Возможно, что некоторые из ранних сочинений Рамо не сохранились, как утрачены две из его кантат. При дальнейшей творческой продуктивности композитора представляется не вполне объяснимым, что до пятидесятилетнего возраста он создал пять клавесинных сюит, четыре мотета, восемь кантат и музыкальные номера для четырех спектаклей. Быть может, обязанности органиста и учителя музыки, а также обширные теоретические исследования отнимали у него тогда больше времени и внимания, чем композиция. Так или иначе в дальнейшем он работал как композитор в совершенно ином темпе, и бывало, что за какие-либо три года писал музыки (в оперных партитурах) не меньше, чем за весь предыдущий период. По-видимому, именно в театре Рамо нашел свое истинное призвание, внутренне почувствовал себя совсем по-иному и не только стал работать гораздо интенсивнее как композитор, но и пожертвовал для этого многим другим. Вместе с тем и клавесинные пьесы Рамо, и его кантаты (и, разумеется, опыт работы для Ярмарки) в известном смысле не отгорожены от его оперного творчества — как по характеру образов, так и по прямым, конкретным связям между частями пьес для клавесина и музыкой некоторых лирических трагедий и опер-балетов.

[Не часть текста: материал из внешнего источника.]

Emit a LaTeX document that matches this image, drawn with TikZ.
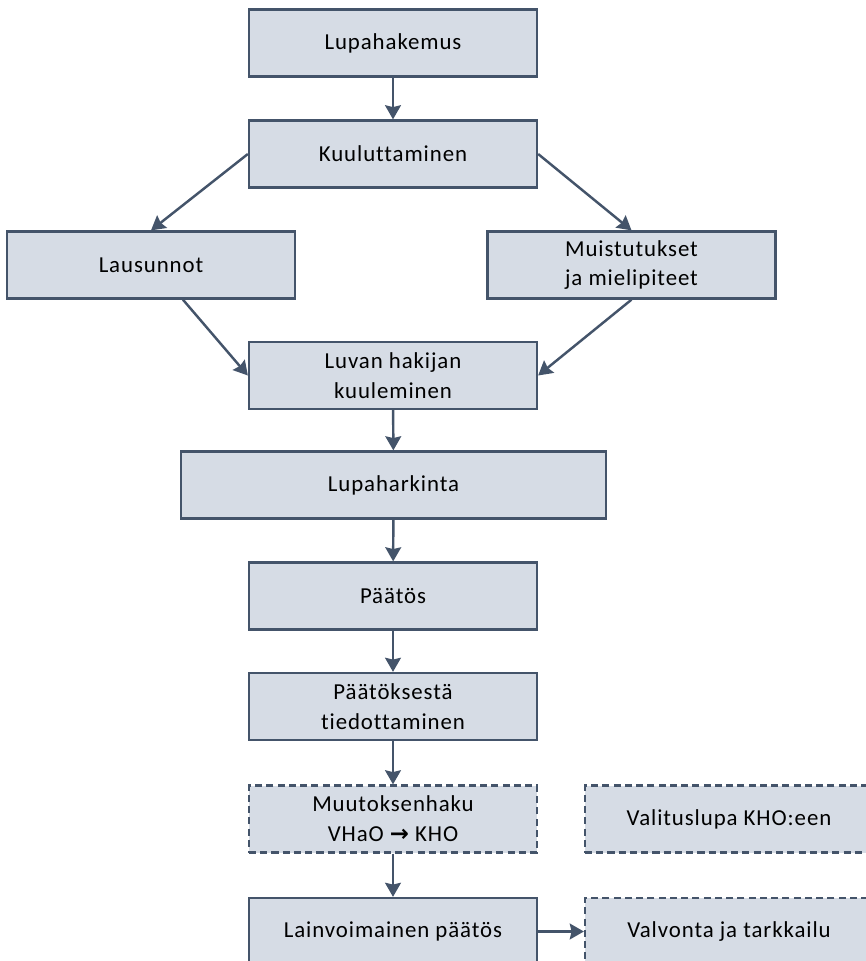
\documentclass[tikz,border=0pt]{standalone}
\usepackage{fontspec}
\setmainfont[LetterSpace=4,Ligatures={NoCommon}]{Carlito}
\newfontfamily\symfont{DejaVu Sans Bold}
\usetikzlibrary{arrows.meta,calc}

\definecolor{boxfill}{HTML}{D6DCE5}
\definecolor{boxline}{HTML}{44546A}

\tikzset{
  box/.style={draw=boxline,fill=boxfill,line width=1.3pt,minimum width=5.76cm,minimum height=1.34cm,align=center,font=\fontsize{13}{17}\selectfont,inner sep=0pt},
  dbox/.style={box,dash pattern=on 4pt off 2.4pt},
  flow/.style={draw=boxline,line width=1.4pt,-{Stealth[length=8pt,width=9pt,inset=1pt]}}
}

\begin{document}
\begin{tikzpicture}
\useasboundingbox (0,0) rectangle (17.32,-19.22);

%main column
\node[box] (lupa) at (7.86,-0.86) {Lupahakemus};
\node[box] (kuul) at (7.86,-3.08) {Kuuluttaminen};
\node[box] (laus) at (3.02,-5.30) {Lausunnot};
\node[box] (muis) at (12.63,-5.30) {Muistutukset\\ja mielipiteet};
\node[box] (luvan) at (7.86,-7.51) {Luvan hakijan\\kuuleminen};
\node[box,minimum width=8.5cm] (hark) at (7.87,-9.70) {Lupaharkinta};
\node[box] (paat) at (7.86,-11.92) {Päätös};
\node[box] (tied) at (7.86,-14.13) {Päätöksestä\\tiedottaminen};

%dashed = optional steps
\node[dbox] (muut) at (7.86,-16.38) {Muutoksenhaku\\VHaO {\symfont\fontsize{13}{13}\selectfont→} KHO};
\node[dbox] (valit) at (14.58,-16.38) {Valituslupa KHO:een};
\node[box] (lainv) at (7.86,-18.63) {Lainvoimainen päätös};
\node[dbox] (valv) at (14.58,-18.63) {Valvonta ja tarkkailu};

\draw[flow] (lupa) -- (kuul);
\draw[flow] (kuul.west) -- (laus.north);
\draw[flow] (kuul.east) -- (muis.north);
\draw[flow] ($(laus.south west)!0.61!(laus.south east)$) -- (luvan.west);
\draw[flow] (muis.south) -- (luvan.east);
\draw[flow] (luvan) -- (hark);
\draw[flow] (hark) -- (paat);
\draw[flow] (paat) -- (tied);
\draw[flow] (tied) -- (muut);
\draw[flow] (muut) -- (lainv);
\draw[flow] (lainv) -- (valv);
\end{tikzpicture}
\end{document}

Основное значение в первом периоде творчества Рамо имеет, несомненно, его клавесинная музыка. Если кантаты, отчасти мотеты и, вероятно, музыкальные номера для Ярмарки более важны в подготовке оперного мастерства, чем сами по себе, то сюиты
181
Рамо для клавесина обозначают определенный этап в развитии французского клавесинизма, прочно входят в историю и до нашего времени остаются в репертуаре. Современный слушатель именно по клавесинным пьесам в первую очередь представляет себе стиль Рамо: его оперы почти не исполняются из-за устарелых условностей сюжетов, либретто и сценических основ. В этом до сих пор сказываются глубокие внутренние противоречия, в какие эпоха ввергла искусство Рамо: там, где его музыка свободна (или может быть освобождена) от всего, кроме собственных качеств, она свежа, образна, изящна и умна, она хорошо воспринимается нами как порождение подлинно французской культуры своего времени, отнюдь не ограниченной атмосферой великосветского салона, хотя и камерной по духу.